* Written task: Quote the listing in full, exactly as given, minus any pictures.

○ ○ ○ ○

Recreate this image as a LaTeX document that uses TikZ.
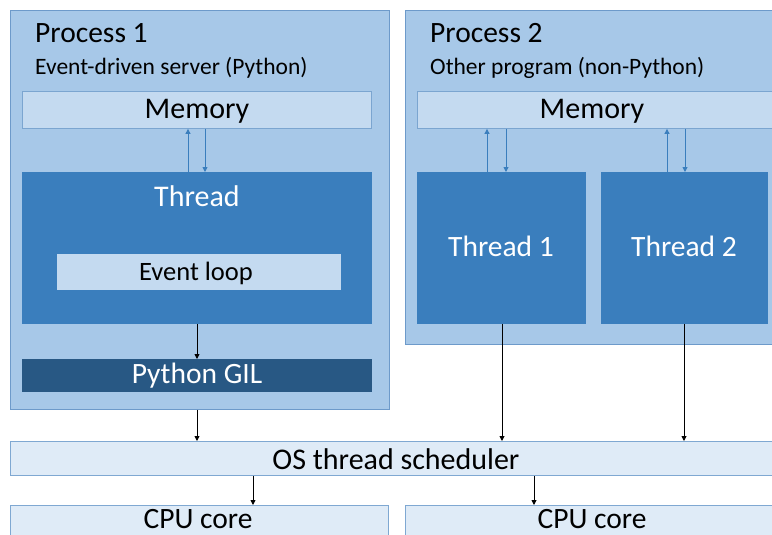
\documentclass[tikz,border=0pt]{standalone}
\usepackage{fontspec}
\setmainfont{Carlito}
\usetikzlibrary{arrows.meta}
\definecolor{procbg}{HTML}{A7C8E8}
\definecolor{procbd}{HTML}{6D9ACA}
\definecolor{membg}{HTML}{C4DAF0}
\definecolor{membd}{HTML}{7BA5D0}
\definecolor{thrbg}{HTML}{3A7EBD}
\definecolor{gilbg}{HTML}{285884}
\definecolor{osbg}{HTML}{DFEBF7}
\definecolor{osbd}{HTML}{7FA8D2}
\definecolor{arrblue}{HTML}{3A7EBD}
\tikzset{
  base/.style={rectangle, anchor=north west, inner sep=0pt, line width=0.9pt},
  procbox/.style={base, fill=procbg, draw=procbd},
  membox/.style={base, fill=membg, draw=membd},
  thrbox/.style={base, fill=thrbg, draw=thrbg},
  gilbox/.style={base, fill=gilbg, draw=gilbg},
  osbox/.style={base, fill=osbg, draw=osbd},
  lbl/.style={inner sep=0pt, anchor=base west},
  ctr/.style={inner sep=0pt, anchor=base, font=\fontsize{30}{32}\selectfont},
  wctr/.style={ctr, text=white},
  barr/.style={draw=arrblue, line width=0.9pt, -{Triangle[length=5pt,width=5pt]}},
  karr/.style={draw=black, line width=0.9pt, -{Triangle[length=5pt,width=5pt]}},
}
\begin{document}
\begin{tikzpicture}[x=1pt,y=-1pt]
\useasboundingbox (0,0) rectangle (772,535);
\clip (0,0) rectangle (772,535);
% Process 1
\node[procbox, minimum width=379pt, minimum height=399pt] (p1) at (10,10) {};
\node[lbl, font=\fontsize{29.5}{32}\selectfont] (p1t) at (35,43) {Process 1};
\node[lbl, font=\fontsize{23.5}{26}\selectfont] (p1s) at (35,75) {Event-driven server (Python)};
\node[membox, minimum width=349pt, minimum height=37pt] (m1) at (22,91) {};
\node[ctr] (m1l) at (197,118) {Memory};
\node[thrbox, minimum width=349pt, minimum height=151pt] (t1) at (22,172) {};
\node[wctr] (t1l) at (197,206) {Thread};
\node[base, fill=membg, draw=membg, minimum width=283pt, minimum height=35pt] (ev) at (57,254) {};
\node[ctr, font=\fontsize{26.5}{28}\selectfont] (evl) at (196,280) {Event loop};
\node[gilbox, minimum width=349pt, minimum height=32pt] (gil) at (22,359) {};
\node[wctr, font=\fontsize{29.5}{32}\selectfont] (gill) at (197,383) {Python GIL};
% Process 2
\node[procbox, minimum width=380pt, minimum height=334pt] (p2) at (405,10) {};
\node[lbl, font=\fontsize{29.5}{32}\selectfont] (p2t) at (430,43) {Process 2};
\node[lbl, font=\fontsize{23.5}{26}\selectfont] (p2s) at (430,75) {Other program (non-Python)};
\node[membox, minimum width=355pt, minimum height=37pt] (m2) at (417,91) {};
\node[ctr] (m2l) at (592,118) {Memory};
\node[thrbox, minimum width=168pt, minimum height=151pt] (ta) at (417,172) {};
\node[wctr, font=\fontsize{29.5}{32}\selectfont] (tal) at (501,256) {Thread 1};
\node[thrbox, minimum width=166pt, minimum height=151pt] (tb) at (601,172) {};
\node[wctr, font=\fontsize{29.5}{32}\selectfont] (tbl) at (684,256) {Thread 2};
% OS
\node[osbox, minimum width=780pt, minimum height=34pt] (os) at (10,441) {};
\node[ctr] (osl) at (396,469) {OS thread scheduler};
\node[osbox, minimum width=378pt, minimum height=50pt] (c1) at (10,505) {};
\node[ctr, font=\fontsize{29.5}{32}\selectfont] (c1l) at (198,528) {CPU core};
\node[osbox, minimum width=380pt, minimum height=50pt] (c2) at (405,505) {};
\node[ctr, font=\fontsize{29.5}{32}\selectfont] (c2l) at (592,528) {CPU core};
% memory arrows
\draw[barr] (t1.north -| 188,0) -- (m1.south -| 188,0);
\draw[barr] (m1.south -| 205,0) -- (t1.north -| 205,0);
\draw[barr] (ta.north -| 487,0) -- (m2.south -| 487,0);
\draw[barr] (m2.south -| 506,0) -- (ta.north -| 506,0);
\draw[barr] (tb.north -| 667,0) -- (m2.south -| 667,0);
\draw[barr] (m2.south -| 685,0) -- (tb.north -| 685,0);
% black arrows
\draw[karr] (t1.south -| 197,0) -- (gil.north -| 197,0);
\draw[karr] (p1.south -| 197,0) -- (os.north -| 197,0);
\draw[karr] (ta.south -| 502,0) -- (os.north -| 502,0);
\draw[karr] (tb.south -| 684,0) -- (os.north -| 684,0);
\draw[karr] (os.south -| 253,0) -- (c1.north -| 253,0);
\draw[karr] (os.south -| 534,0) -- (c2.north -| 534,0);
\end{tikzpicture}
\end{document}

○ ○ ○ ○

* Solution to the exercise:
Recreate this image as a LaTeX document that uses TikZ.
\documentclass[tikz,border=0pt]{standalone}
\usepackage{fontspec}
\setmainfont{Carlito}
\usetikzlibrary{arrows.meta}
\definecolor{procbg}{HTML}{A7C8E8}
\definecolor{procbd}{HTML}{6D9ACA}
\definecolor{membg}{HTML}{C4DAF0}
\definecolor{membd}{HTML}{7BA5D0}
\definecolor{thrbg}{HTML}{3A7EBD}
\definecolor{gilbg}{HTML}{285884}
\definecolor{osbg}{HTML}{DFEBF7}
\definecolor{osbd}{HTML}{7FA8D2}
\definecolor{arrblue}{HTML}{3A7EBD}
\tikzset{
  base/.style={rectangle, anchor=north west, inner sep=0pt, line width=0.9pt},
  procbox/.style={base, fill=procbg, draw=procbd},
  membox/.style={base, fill=membg, draw=membd},
  thrbox/.style={base, fill=thrbg, draw=thrbg},
  gilbox/.style={base, fill=gilbg, draw=gilbg},
  osbox/.style={base, fill=osbg, draw=osbd},
  lbl/.style={inner sep=0pt, anchor=base west},
  ctr/.style={inner sep=0pt, anchor=base, font=\fontsize{30}{32}\selectfont},
  wctr/.style={ctr, text=white},
  barr/.style={draw=arrblue, line width=0.9pt, -{Triangle[length=5pt,width=5pt]}},
  karr/.style={draw=black, line width=0.9pt, -{Triangle[length=5pt,width=5pt]}},
}
\begin{document}
\begin{tikzpicture}[x=1pt,y=-1pt]
\useasboundingbox (0,0) rectangle (772,535);
\clip (0,0) rectangle (772,535);
% Process 1
\node[procbox, minimum width=379pt, minimum height=399pt] (p1) at (10,10) {};
\node[lbl, font=\fontsize{29.5}{32}\selectfont] (p1t) at (35,43) {Process 1};
\node[lbl, font=\fontsize{23.5}{26}\selectfont] (p1s) at (35,75) {Event-driven server (Python)};
\node[membox, minimum width=349pt, minimum height=37pt] (m1) at (22,91) {};
\node[ctr] (m1l) at (197,118) {Memory};
\node[thrbox, minimum width=349pt, minimum height=151pt] (t1) at (22,172) {};
\node[wctr] (t1l) at (197,206) {Thread};
\node[base, fill=membg, draw=membg, minimum width=283pt, minimum height=35pt] (ev) at (57,254) {};
\node[ctr, font=\fontsize{26.5}{28}\selectfont] (evl) at (196,280) {Event loop};
\node[gilbox, minimum width=349pt, minimum height=32pt] (gil) at (22,359) {};
\node[wctr, font=\fontsize{29.5}{32}\selectfont] (gill) at (197,383) {Python GIL};
% Process 2
\node[procbox, minimum width=380pt, minimum height=334pt] (p2) at (405,10) {};
\node[lbl, font=\fontsize{29.5}{32}\selectfont] (p2t) at (430,43) {Process 2};
\node[lbl, font=\fontsize{23.5}{26}\selectfont] (p2s) at (430,75) {Other program (non-Python)};
\node[membox, minimum width=355pt, minimum height=37pt] (m2) at (417,91) {};
\node[ctr] (m2l) at (592,118) {Memory};
\node[thrbox, minimum width=168pt, minimum height=151pt] (ta) at (417,172) {};
\node[wctr, font=\fontsize{29.5}{32}\selectfont] (tal) at (501,256) {Thread 1};
\node[thrbox, minimum width=166pt, minimum height=151pt] (tb) at (601,172) {};
\node[wctr, font=\fontsize{29.5}{32}\selectfont] (tbl) at (684,256) {Thread 2};
% OS
\node[osbox, minimum width=780pt, minimum height=34pt] (os) at (10,441) {};
\node[ctr] (osl) at (396,469) {OS thread scheduler};
\node[osbox, minimum width=378pt, minimum height=50pt] (c1) at (10,505) {};
\node[ctr, font=\fontsize{29.5}{32}\selectfont] (c1l) at (198,528) {CPU core};
\node[osbox, minimum width=380pt, minimum height=50pt] (c2) at (405,505) {};
\node[ctr, font=\fontsize{29.5}{32}\selectfont] (c2l) at (592,528) {CPU core};
% memory arrows
\draw[barr] (t1.north -| 188,0) -- (m1.south -| 188,0);
\draw[barr] (m1.south -| 205,0) -- (t1.north -| 205,0);
\draw[barr] (ta.north -| 487,0) -- (m2.south -| 487,0);
\draw[barr] (m2.south -| 506,0) -- (ta.north -| 506,0);
\draw[barr] (tb.north -| 667,0) -- (m2.south -| 667,0);
\draw[barr] (m2.south -| 685,0) -- (tb.north -| 685,0);
% black arrows
\draw[karr] (t1.south -| 197,0) -- (gil.north -| 197,0);
\draw[karr] (p1.south -| 197,0) -- (os.north -| 197,0);
\draw[karr] (ta.south -| 502,0) -- (os.north -| 502,0);
\draw[karr] (tb.south -| 684,0) -- (os.north -| 684,0);
\draw[karr] (os.south -| 253,0) -- (c1.north -| 253,0);
\draw[karr] (os.south -| 534,0) -- (c2.north -| 534,0);
\end{tikzpicture}
\end{document}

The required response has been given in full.